For many people, the 2014-2016 Ebola outbreak was the first time they had heard of Ebola virus disease. It was not the first outbreak of the disease, but it was the largest, with approximately 28,500 suspected cases. Now, in 2016, the epidemic has ended1. However, it is only a matter of time before Ebola emerges again. If a vaccine were to be developed and widely distributed before the next outbreak, it could save many lives.
To create an effective vaccine, it is important to understand how natural infection affects immunity. Little is known about this in the case of Ebola virus disease, so a recent study examined antibodies from survivors of Ebola virus disease or Marburg disease.
Antibodies are an important part of your immune system. These Y-shaped proteins bind to infectious agents, such as viruses and bacteria. This binding prevents the infectious agents from entering your cells and causing damage, and also makes them targets for other cells of the immune system to destroy2.
Antibodies are highly specific for what they will bind to. Antibodies that are produced from an infection caused by one infectious agent will likely not bind to a different infectious agent. For example, antibodies generated in response to an infection by Ebola virus will not bind to Zika virus. Instead, your immune system has to produce new antibodies specific to this different infectious agent2.

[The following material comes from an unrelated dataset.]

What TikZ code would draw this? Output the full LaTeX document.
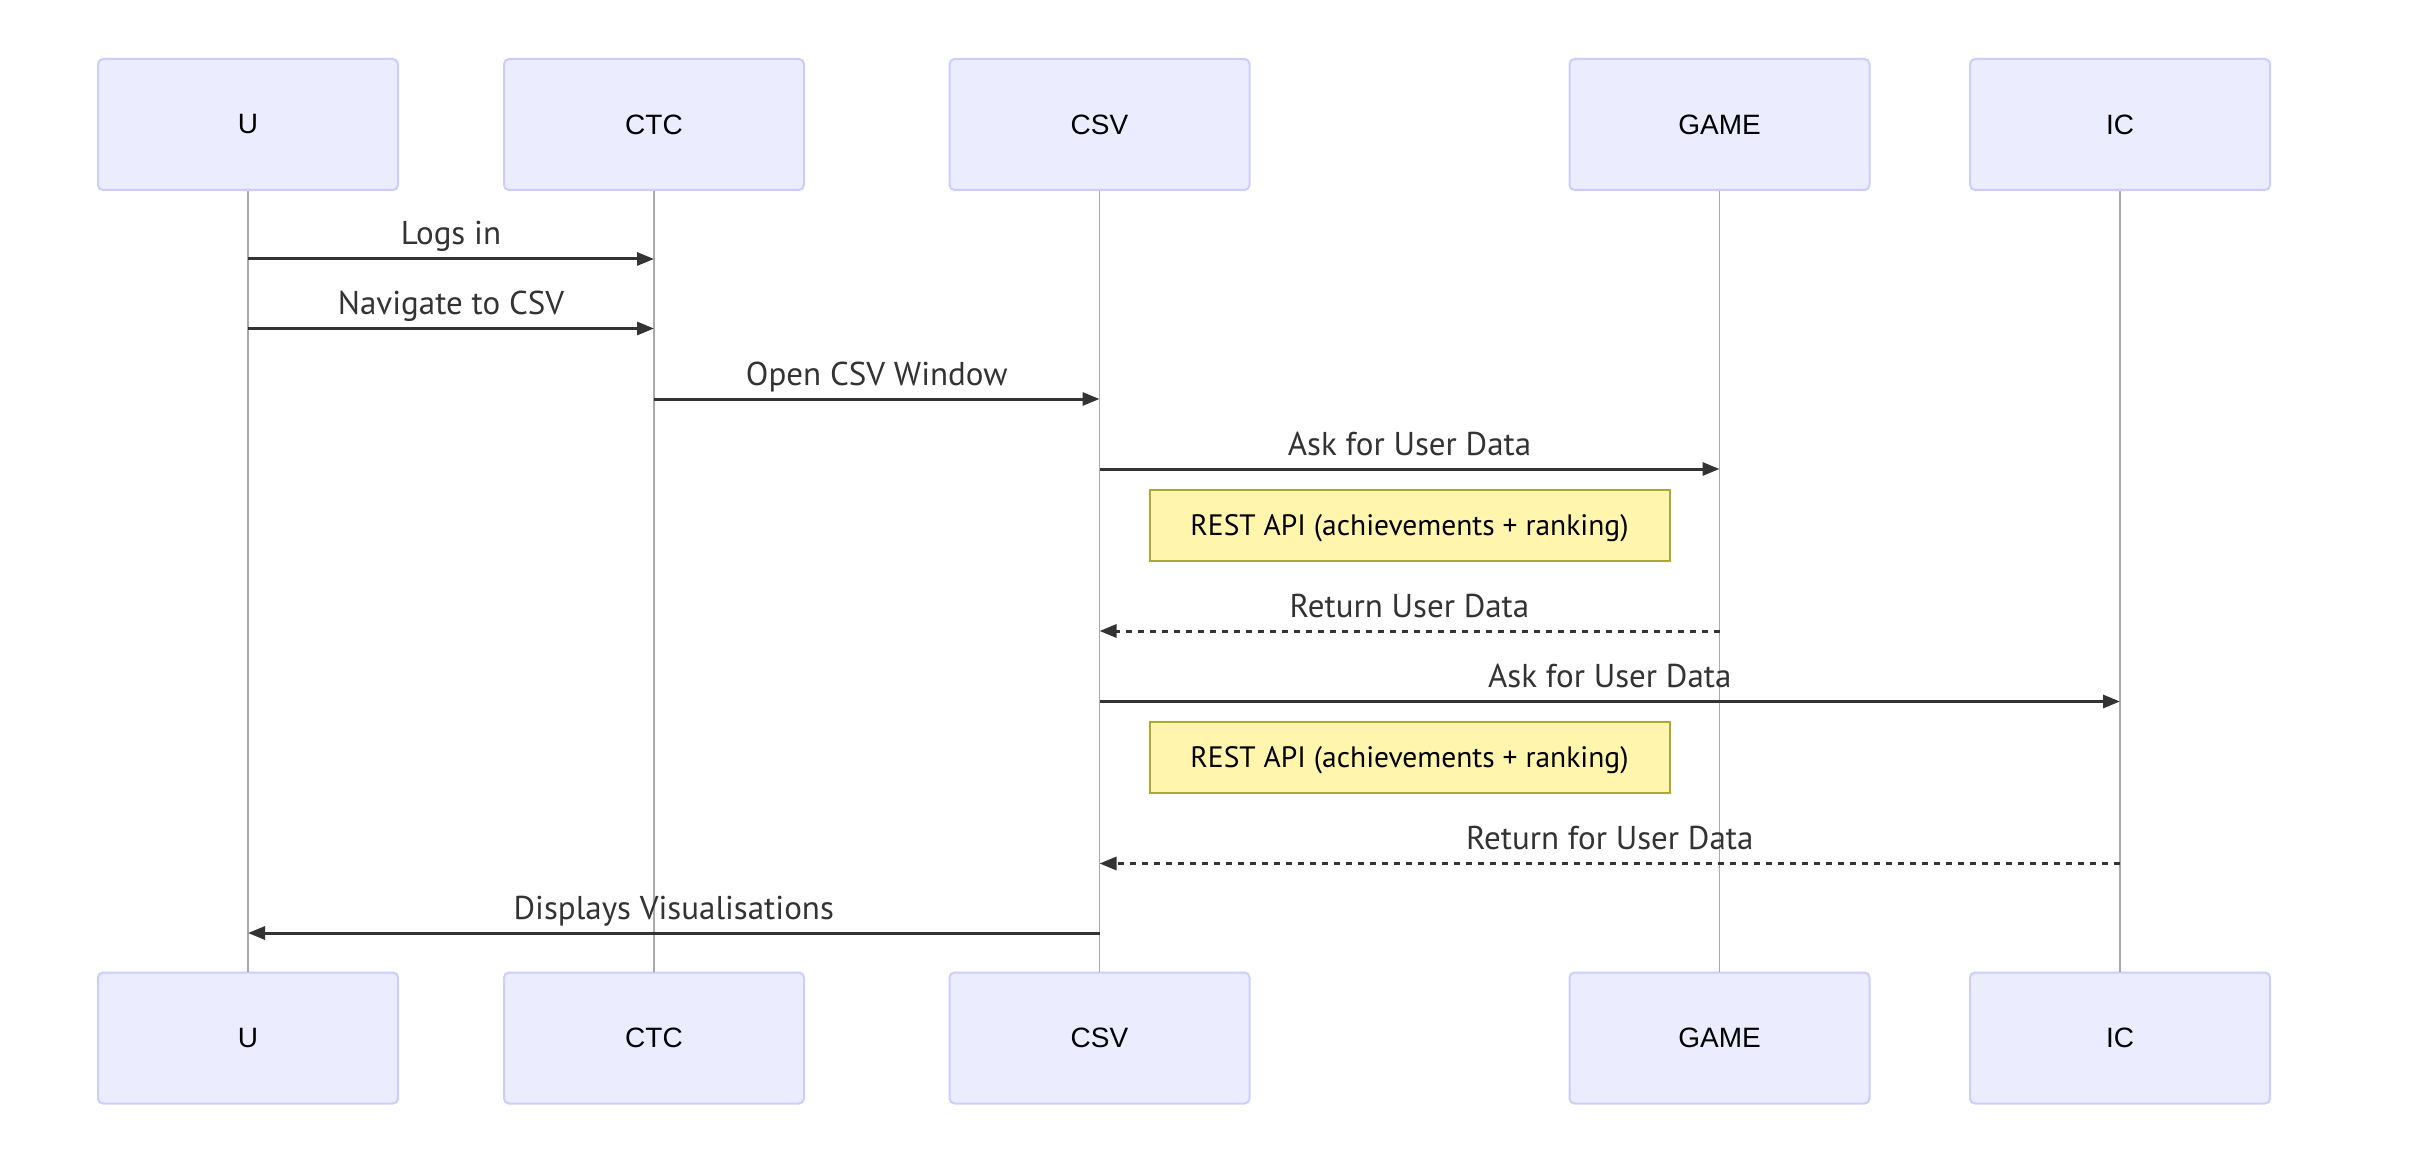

However, if the infectious agents are closely related to each other, sometimes antibodies will react to both. This is called cross-reactivity. Cross-reactivity can result in protection from both diseases; however, this is not always true. Antibodies that can cross-react might not be numerous enough to prevent the new infectious agent from causing disease3.
Knowing if antibodies will cross-react is an important question with regards to Ebola virus disease. There are currently five known species of Ebolavirus. Each species causes hemorrhagic fever, but some species are more lethal than others4. There is also Marburg virus, which is in the same family as ebolaviruses and also causes hemorrhagic fever5. If antibodies can bind to multiple species of Ebolavirus, or even Marburg virus, there is the possibility that the person might be protected against these other species.
Researchers found that in survivors of Ebola virus disease, antibodies did cross-react to other species of Ebolavirus. In addition, the antibodies from survivors of Ebola virus disease interacted with Marburg virus, and the antibodies from survivors of Marburg virus disease interacted with ebolaviruses6.
The study also confirmed another important finding about the lifespan of the antibodies directed against ebolaviruses. After an infection, your body will continue to produce antibodies to protect you from further infection. However, this only continues for a certain amount of time2.
It has been previously shown that antibodies directed against ebolaviruses are long-lived, and the results of this new study were in line with those previous findings. One group of Ebola virus survivors that participated in the study were infected in an outbreak of Sudan ebolavirus, a species of Ebolavirus. Fourteen years after the outbreak, the survivors still had detectable antibodies. Another group in the study had detectable antibodies seven years after infection6.
Knowing this can help researchers in developing a vaccine against ebolaviruses. Natural infection produced cross-reactive antibodies against ebolaviruses, which means that a vaccine could potentially generate cross-reactive antibodies as well. This, then, could potentially translate into protection against multiple species of Ebolavirus. Additionally, a vaccine might protect people against ebolaviruses for a long time, as survivors of Ebola virus disease had long-lasting antibodies.
The race is on to create a vaccine before the next outbreak of Ebola virus disease. New findings in the coming months and years can help to make that vaccine more effective.
This blog post is based off an original research article. You can read the original research article for free here.
1: Ebola (Ebola virus disease): 2014-2016 Ebola outbreak in West Africa [Internet]. 2016. Atlanta (GA): Centers for Disease Control and Prevention; [cited 2016 Nov 2]. Available from http://www.cdc.gov/vhf/ebola/outbreaks/2014-west-africa/index.html
2: Parham P. 2015. The immune system. 4th ed. New York: Garland Science, Taylor & Francis Group. Chapter 4, Antibody structure and the generation of B-cell diversity; p 81-112.
3: Frank SA. 2002. Immunology and evolution of infectious disease. Princeton (NJ): Princeton University Press. Chapter 4, Specificity and cross-reactivity. Available from https://www.ncbi.nlm.nih.gov/books/NBK2396/
4: Laupland KB, Valiquette L. 2014. Ebola virus disease. Can J Infect Dis Med Microbiol. 25(3):128-9.
5: Media centre: Marburg haemorrhagic fever [Internet]. 2012. World Health Organization; [cited 2016 Nov 2]. Available from http://www.who.int/mediacentre/factsheets/fs_marburg/en/
6: Natesan M, Jensen SM, Keasey SL, Kamata T, Kuehne AI, Stonier SW, Lutwana JJ, Lobel L, Ulrich RG. 2016. Human survivors of disease outbreaks caused by Ebola or Marburg virus exhibit cross-reactive and long-lived antibody responses. Clin Vaccine Immunol. 23:717-24.